Lucky 13?

13 Lewes Road
Photo by Paul Clarkson

A rare original shop front

Regular contributor Paul Clarkson sent us the photograph here of an interesting shop front in Lewes Road. He wanted to know if it was possible to find out about the history of the business. I contacted our online local historian Andy Grant who suggested that, in view of its date, it might be an idea to apply for a preservation order for the shop’s signage. Apparently it is a rare case of surviving original 19th century retail architecture. Andy also provided the following information.

Development in the 1850s

As Brighton’s urban sprawl spread northwards, the open fields to either side of Lewes Road were turned over for development. The buildings along the section pictured were commenced towards the latter half of the 1850s. Initially number 13 was residentially occupied, firstly by Mary Ann Englefield, and then from 1862 by an elderly widow named Frances Deavin.  In 1873 the property was converted to a shop by a boot-maker named Charles Falck.

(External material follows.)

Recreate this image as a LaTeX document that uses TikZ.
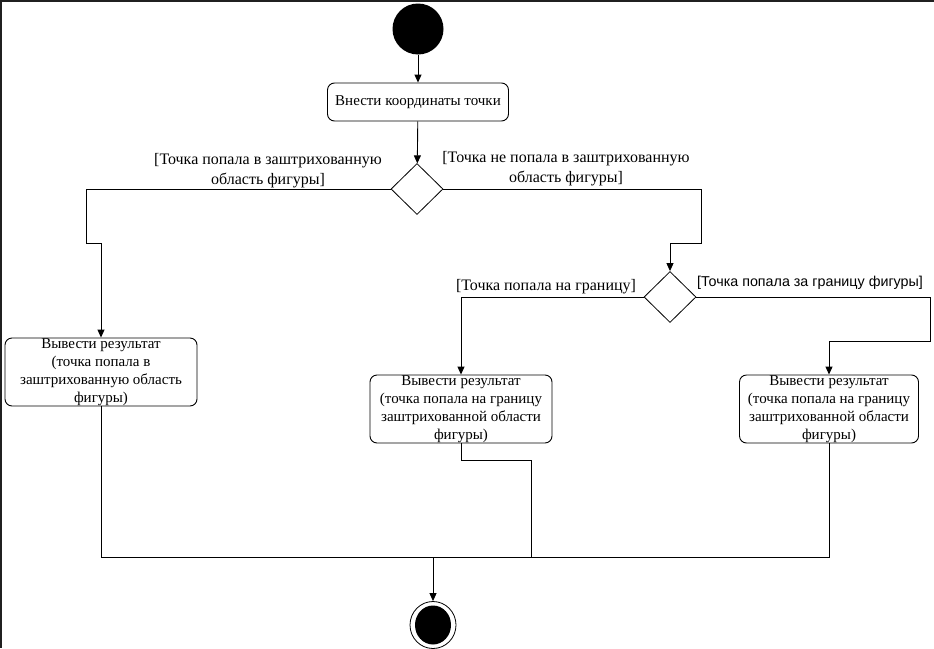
\documentclass[tikz,border=0pt]{standalone}
\usepackage{fontspec}
\setmainfont{Liberation Serif}
\newfontfamily\guardsans{Liberation Sans}
\usepackage{tikz}
\usetikzlibrary{arrows.meta,shapes.geometric}
\definecolor{frame}{HTML}{202020}
\tikzset{
  line/.style={draw=black, line width=0.9pt},
  flow/.style={line, -{Triangle[length=8pt,width=7pt]}},
  action/.style={draw=black, line width=0.9pt, rounded corners=7pt, align=center,
    inner sep=0pt, font=\fontsize{15}{18}\selectfont},
  decision/.style={diamond, draw=black, line width=0.8pt, inner sep=0pt,
    minimum width=52pt, minimum height=51pt},
  initial/.style={circle, fill=black, inner sep=0pt, minimum size=51pt},
  guard/.style={align=center, inner sep=0pt, font=\fontsize{16}{20}\selectfont}
}
\begin{document}
\begin{tikzpicture}[x=1pt,y=-1pt]
  \useasboundingbox (0,0) rectangle (934,648);
  % screenshot frame
  \draw[frame, line width=2.5pt] (0,1.2) -- (934,1.2);
  \draw[frame, line width=2.5pt] (1.2,0) -- (1.2,648);

  % nodes
  \node[initial] (start) at (418,29) {};
  \node[action, minimum width=181pt, minimum height=38pt] (enter) at (418,102)
    {Внести координаты точки};
  \node[decision] (dec1) at (417,189) {};
  \node[decision] (dec2) at (670,297) {};
  \node[action, minimum width=192pt, minimum height=68pt] (resA) at (101,372)
    {Вывести результат\\(точка попала в\\заштрихованную область\\фигуры)};
  \node[action, minimum width=182pt, minimum height=68pt] (resB) at (461,409)
    {Вывести результат\\(точка попала на границу\\заштрихованной области\\фигуры)};
  \node[action, minimum width=179pt, minimum height=68pt] (resC) at (829,409)
    {Вывести результат\\(точка попала на границу\\заштрихованной области\\фигуры)};
  \node[ellipse, draw=black, line width=0.8pt, inner sep=0pt,
    minimum width=46pt, minimum height=47pt] (final) at (433,625) {};
  \node[ellipse, fill=black, inner sep=0pt,
    minimum width=36pt, minimum height=39pt] (finaldot) at (final) {};

  % bends
  \coordinate (l1) at (86,243);
  \coordinate (r1) at (701,243);
  \coordinate (r2) at (930,341);
  \coordinate (b1) at (531,460);
  \coordinate (join) at (433,557);

  % flows
  \draw[flow] (start) -- (enter);
  \draw[flow] (enter) -- (dec1);
  \draw[flow] (dec1.west) -| (l1) -| (resA.north);
  \draw[flow] (dec1.east) -| (r1) -| (dec2.north);
  \draw[flow] (dec2.west) -| (resB.north);
  \draw[flow] (dec2.east) -| (r2) -| (resC.north);
  \draw[line] (resA.south) |- (join);
  \draw[line] (resC.south) |- (join);
  \draw[line] (resB.south) |- (b1) |- (join);
  \draw[flow] (join) -- (final.north);

  % guards
  \node[guard] (g1) at (268,171) {[Точка попала в заштрихованную\\область фигуры]};
  \node[guard] (g2) at (566,169) {[Точка не попала в заштрихованную\\область фигуры]};
  \node[guard] (g3) at (546,287) {[Точка попала на границу]};
  \node[guard, font=\guardsans\fontsize{14.3}{16}\selectfont] (g4) at (810,283)
    {[Точка попала за границу фигуры]};
\end{tikzpicture}
\end{document}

A fruit store in the 1970s

By 1882, another Boot & Shoemaker by the name of Richard Cruyes Hallett had taken over the shop – this is the name featured on the signage. Hallett remained in occupation until 1906, and went on to become the Superintendent of the Victoria Public Baths after giving up his trade as a boot-maker. He died at the end of 1926. but the shop continued as a Boot-makers until the end of the 1950s, after which it became a Fruiterers. During the 1970s it was known as the Lewes Road Fruit Store.

Comments about this page

  • That’s amazing. I really hope it doesn’t get changed or painted over. We need to keep as much history as possible.

    By Katie Longhurst (10/04/2013)
  • I have also tried to find out what business Hallett used to run. But have yet to find the name listed anywhere. However, it’s a fantastic sign and so glad the owners of the cafe have decided to keep it. If I do find out I shall let you know.

    By Carol Homewood (21/04/2013)
  • Hi Carol, as I mentioned in the article, Hallett was a Boot and Shoemaker – if you look in directories between 1882 and 1906 his name is recorded at the shop at 13, Lewes Road. Regards, Andy.

    By Andy Grant (22/04/2013)
  • I contributed the picture above of 13 Lewes Road to the site as I have a particular interest in that area. My Mum was born at 35 St Paul’s Street where my Nan and Grandad lived with my Nan’s parents. They eventually moved to Moulsecoomb Way at the end of the ’30s. I have a photograph of my Great Grandparents with my Nan at about 6 months old taken in Henry Thomas Edwards Photographic Studio at 11 Lewes Road. I find it fantastic that my recent ancestors would have walked these streets and that my Grandad would have most probably used Number 13 Lewes Road to take his boots to be mended when it was a Boot and Shoemaker.

    By Paul Clarkson (26/04/2013)
  • Just a few shops along from this shop heading towards Elm Grove was a mini-supermarket we always knew it as Evershed & Marsh. They used to sell ham on the bone, it was just beautiful. They also sold a biscuit called Choc-o-Lait, they are not around these days although I still keep looking for them with no luck. Does anybody else remember this shop?

    By Rodney Fowler (25/05/2016)
  • Hi Rodney, I do remember the shop, and the ham and bacon. I lived at 7, Wellington Road, my Mother used to send me there with a shopping list as she was Greek and only just learning English. I had a friend who lived in Gladstone Terrace whose mother used to clean the little supermarket and she didn’t like being there on her own as she said the basement was haunted by a woman, so she took my friend, her daughter, with her for company. I did help them a couple of times but didn’t go again as I was scared.

    By Maureen Witek (nee Fitzgerald) (10/02/2017)
  • My great aunt, Ethel, was the daughter of my great grandfather Richard Cruyes Hallett – the Shoe and Bootmaker at 13 Lewes Road. Ethel’s sister was my grandmother who married Ernest Edward Blann (his son was my dad). I’m privileged to have inherited Ethel’s extensive postcard album dating back to 1904 and have decided to sort through the hundreds of postcards she collected and produce a publication of this album. Most of these are addressed to her at 13 Lewes Road, some to the Victoria Baths (where presumably her family moved to as well) and then to Queens Park Road later in life. This is proving to be an exciting discovery of the Hallett side of my family. Then finding, just today, your website – has given me a huge start in following the Hallett family tree, seeing what ‘postcard’ life was like in the early 1900s and an amazing sense of what I’m doing has some value for others. We’ll see how it all goes. I might just pop in to No. 13 with my wife and have a coffee.